▸ **GIVEN INSTRUCTION**:
Reproduce the entries shown below only from the line with "Emit a Python" down to the line with "color='#A6A6A6', lw=0, zorder=1)", keeping both end lines and copying each one exactly.

━━━ RECORDS FOR THE EXERCISE ━━━

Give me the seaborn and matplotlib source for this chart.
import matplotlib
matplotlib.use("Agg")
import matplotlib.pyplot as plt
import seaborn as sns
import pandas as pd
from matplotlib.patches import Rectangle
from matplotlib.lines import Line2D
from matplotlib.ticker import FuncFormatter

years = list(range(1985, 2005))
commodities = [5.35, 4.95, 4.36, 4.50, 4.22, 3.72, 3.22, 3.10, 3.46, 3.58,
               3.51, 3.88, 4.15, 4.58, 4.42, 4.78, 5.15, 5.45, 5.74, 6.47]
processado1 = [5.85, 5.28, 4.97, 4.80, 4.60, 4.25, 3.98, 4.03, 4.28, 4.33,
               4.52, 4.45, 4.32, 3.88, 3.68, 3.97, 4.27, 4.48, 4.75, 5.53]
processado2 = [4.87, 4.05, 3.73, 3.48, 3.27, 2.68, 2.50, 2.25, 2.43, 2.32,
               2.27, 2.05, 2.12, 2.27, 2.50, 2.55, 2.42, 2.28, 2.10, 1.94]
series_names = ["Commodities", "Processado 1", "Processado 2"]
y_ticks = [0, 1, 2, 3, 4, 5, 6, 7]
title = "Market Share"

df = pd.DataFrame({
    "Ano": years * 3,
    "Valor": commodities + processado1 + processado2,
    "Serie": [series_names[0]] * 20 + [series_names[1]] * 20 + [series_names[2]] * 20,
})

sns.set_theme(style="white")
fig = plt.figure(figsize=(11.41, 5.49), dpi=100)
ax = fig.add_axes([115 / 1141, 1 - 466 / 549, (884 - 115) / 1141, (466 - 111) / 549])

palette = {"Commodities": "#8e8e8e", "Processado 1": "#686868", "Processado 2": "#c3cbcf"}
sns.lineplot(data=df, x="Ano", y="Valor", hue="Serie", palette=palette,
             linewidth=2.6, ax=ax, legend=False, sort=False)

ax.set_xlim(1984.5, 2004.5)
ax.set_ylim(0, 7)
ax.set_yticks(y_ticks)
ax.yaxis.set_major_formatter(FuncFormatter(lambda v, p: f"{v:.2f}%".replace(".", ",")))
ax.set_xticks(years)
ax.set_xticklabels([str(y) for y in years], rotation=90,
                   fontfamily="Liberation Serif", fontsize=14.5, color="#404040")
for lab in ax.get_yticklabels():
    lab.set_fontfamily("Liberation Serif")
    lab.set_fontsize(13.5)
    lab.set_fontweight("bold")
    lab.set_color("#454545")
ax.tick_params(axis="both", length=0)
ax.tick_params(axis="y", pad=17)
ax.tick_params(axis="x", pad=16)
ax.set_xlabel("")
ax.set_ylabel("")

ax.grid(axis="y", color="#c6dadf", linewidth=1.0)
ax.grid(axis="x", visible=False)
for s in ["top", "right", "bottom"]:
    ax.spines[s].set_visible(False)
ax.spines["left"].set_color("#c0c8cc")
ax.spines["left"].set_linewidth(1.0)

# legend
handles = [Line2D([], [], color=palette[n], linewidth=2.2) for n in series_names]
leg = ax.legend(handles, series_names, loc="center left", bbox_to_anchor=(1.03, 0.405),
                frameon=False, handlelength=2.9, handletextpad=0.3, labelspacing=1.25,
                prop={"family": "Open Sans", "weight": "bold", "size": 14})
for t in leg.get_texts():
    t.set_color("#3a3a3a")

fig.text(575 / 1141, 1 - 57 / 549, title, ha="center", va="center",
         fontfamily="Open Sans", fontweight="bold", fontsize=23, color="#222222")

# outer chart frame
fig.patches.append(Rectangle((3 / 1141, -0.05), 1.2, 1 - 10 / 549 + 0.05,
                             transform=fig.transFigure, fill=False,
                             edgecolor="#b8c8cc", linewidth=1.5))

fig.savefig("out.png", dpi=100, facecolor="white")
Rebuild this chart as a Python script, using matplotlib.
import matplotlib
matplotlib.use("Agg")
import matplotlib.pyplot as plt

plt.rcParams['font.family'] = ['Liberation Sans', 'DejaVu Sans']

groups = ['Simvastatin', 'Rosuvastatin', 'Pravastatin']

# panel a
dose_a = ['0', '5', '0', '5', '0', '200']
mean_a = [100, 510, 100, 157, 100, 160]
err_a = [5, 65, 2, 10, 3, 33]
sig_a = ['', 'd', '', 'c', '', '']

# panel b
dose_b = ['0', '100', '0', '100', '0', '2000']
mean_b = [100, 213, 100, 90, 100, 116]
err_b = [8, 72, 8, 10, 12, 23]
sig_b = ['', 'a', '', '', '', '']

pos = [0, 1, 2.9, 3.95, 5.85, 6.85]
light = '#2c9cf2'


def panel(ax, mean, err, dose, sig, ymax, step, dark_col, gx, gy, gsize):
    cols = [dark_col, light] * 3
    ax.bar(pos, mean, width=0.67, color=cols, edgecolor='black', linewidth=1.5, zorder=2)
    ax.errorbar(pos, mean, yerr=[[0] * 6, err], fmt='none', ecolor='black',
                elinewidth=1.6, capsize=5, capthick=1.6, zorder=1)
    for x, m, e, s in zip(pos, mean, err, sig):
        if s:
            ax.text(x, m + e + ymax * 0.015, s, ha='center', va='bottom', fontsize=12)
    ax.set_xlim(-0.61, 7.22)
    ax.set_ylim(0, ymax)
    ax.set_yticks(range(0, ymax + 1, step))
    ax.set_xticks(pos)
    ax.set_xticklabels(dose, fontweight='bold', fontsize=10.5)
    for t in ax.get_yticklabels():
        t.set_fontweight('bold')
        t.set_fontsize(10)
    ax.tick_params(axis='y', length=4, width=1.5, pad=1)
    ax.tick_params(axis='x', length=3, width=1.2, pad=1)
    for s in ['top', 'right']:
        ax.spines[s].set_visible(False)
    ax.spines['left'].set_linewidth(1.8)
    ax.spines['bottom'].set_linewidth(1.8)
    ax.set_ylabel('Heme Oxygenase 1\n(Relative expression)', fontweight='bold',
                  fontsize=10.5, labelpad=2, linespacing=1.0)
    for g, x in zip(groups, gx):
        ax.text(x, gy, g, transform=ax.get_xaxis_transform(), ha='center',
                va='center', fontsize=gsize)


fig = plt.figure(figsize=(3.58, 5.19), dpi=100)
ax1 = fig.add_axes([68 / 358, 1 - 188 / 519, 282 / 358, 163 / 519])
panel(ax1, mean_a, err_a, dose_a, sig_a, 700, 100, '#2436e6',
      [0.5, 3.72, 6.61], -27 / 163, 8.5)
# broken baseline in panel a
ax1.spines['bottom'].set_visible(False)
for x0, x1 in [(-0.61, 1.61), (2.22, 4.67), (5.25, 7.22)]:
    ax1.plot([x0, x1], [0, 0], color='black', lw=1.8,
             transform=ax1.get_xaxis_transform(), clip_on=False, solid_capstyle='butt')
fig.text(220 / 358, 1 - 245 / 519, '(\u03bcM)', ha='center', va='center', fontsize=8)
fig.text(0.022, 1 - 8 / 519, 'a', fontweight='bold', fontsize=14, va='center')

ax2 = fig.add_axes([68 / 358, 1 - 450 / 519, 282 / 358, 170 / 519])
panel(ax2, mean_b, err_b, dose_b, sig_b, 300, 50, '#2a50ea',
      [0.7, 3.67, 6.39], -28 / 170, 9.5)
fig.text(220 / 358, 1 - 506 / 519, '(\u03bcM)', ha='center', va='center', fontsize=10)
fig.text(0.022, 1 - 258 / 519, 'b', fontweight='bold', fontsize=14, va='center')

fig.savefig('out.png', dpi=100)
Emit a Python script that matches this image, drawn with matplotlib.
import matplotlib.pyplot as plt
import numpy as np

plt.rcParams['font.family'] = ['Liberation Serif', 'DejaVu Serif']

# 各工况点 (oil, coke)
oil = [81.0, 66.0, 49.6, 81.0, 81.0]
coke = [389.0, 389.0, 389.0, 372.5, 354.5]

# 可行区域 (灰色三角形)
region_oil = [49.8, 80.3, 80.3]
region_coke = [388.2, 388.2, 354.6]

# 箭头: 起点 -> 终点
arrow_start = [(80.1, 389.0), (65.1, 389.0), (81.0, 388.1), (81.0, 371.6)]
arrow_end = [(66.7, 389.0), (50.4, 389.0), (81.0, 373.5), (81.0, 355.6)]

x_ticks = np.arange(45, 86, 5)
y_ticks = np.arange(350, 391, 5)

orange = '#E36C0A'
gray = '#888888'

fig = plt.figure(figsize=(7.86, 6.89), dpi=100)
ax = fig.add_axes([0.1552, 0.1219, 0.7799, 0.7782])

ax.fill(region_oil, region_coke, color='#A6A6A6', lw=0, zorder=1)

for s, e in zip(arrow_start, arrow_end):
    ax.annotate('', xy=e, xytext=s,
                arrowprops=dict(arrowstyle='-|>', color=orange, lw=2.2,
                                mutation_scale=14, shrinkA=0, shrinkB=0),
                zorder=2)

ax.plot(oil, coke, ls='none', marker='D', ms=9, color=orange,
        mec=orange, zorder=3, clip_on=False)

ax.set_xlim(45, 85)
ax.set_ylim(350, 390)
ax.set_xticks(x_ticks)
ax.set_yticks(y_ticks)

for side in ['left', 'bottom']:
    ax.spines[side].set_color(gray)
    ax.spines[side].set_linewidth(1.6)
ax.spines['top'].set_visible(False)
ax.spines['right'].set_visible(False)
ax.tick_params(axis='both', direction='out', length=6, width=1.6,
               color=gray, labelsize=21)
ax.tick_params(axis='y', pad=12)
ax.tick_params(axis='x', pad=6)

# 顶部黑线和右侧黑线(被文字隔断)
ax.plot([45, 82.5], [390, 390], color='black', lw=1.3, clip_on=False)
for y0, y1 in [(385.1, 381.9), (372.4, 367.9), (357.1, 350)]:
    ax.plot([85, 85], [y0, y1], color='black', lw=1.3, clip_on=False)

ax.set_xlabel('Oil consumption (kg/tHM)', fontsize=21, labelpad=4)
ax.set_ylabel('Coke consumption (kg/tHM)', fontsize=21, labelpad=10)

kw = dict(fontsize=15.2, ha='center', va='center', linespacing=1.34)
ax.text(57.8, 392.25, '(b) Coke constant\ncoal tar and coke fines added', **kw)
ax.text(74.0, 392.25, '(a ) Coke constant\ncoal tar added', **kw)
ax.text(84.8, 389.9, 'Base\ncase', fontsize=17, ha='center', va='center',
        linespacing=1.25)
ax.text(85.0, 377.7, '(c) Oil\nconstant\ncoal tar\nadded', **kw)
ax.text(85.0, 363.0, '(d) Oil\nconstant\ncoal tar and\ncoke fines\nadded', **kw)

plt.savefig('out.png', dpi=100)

━━━

▸ **SOLUTION**:
Emit a Python script that matches this image, drawn with matplotlib.
import matplotlib.pyplot as plt
import numpy as np

plt.rcParams['font.family'] = ['Liberation Serif', 'DejaVu Serif']

# 各工况点 (oil, coke)
oil = [81.0, 66.0, 49.6, 81.0, 81.0]
coke = [389.0, 389.0, 389.0, 372.5, 354.5]

# 可行区域 (灰色三角形)
region_oil = [49.8, 80.3, 80.3]
region_coke = [388.2, 388.2, 354.6]

# 箭头: 起点 -> 终点
arrow_start = [(80.1, 389.0), (65.1, 389.0), (81.0, 388.1), (81.0, 371.6)]
arrow_end = [(66.7, 389.0), (50.4, 389.0), (81.0, 373.5), (81.0, 355.6)]

x_ticks = np.arange(45, 86, 5)
y_ticks = np.arange(350, 391, 5)

orange = '#E36C0A'
gray = '#888888'

fig = plt.figure(figsize=(7.86, 6.89), dpi=100)
ax = fig.add_axes([0.1552, 0.1219, 0.7799, 0.7782])

ax.fill(region_oil, region_coke, color='#A6A6A6', lw=0, zorder=1)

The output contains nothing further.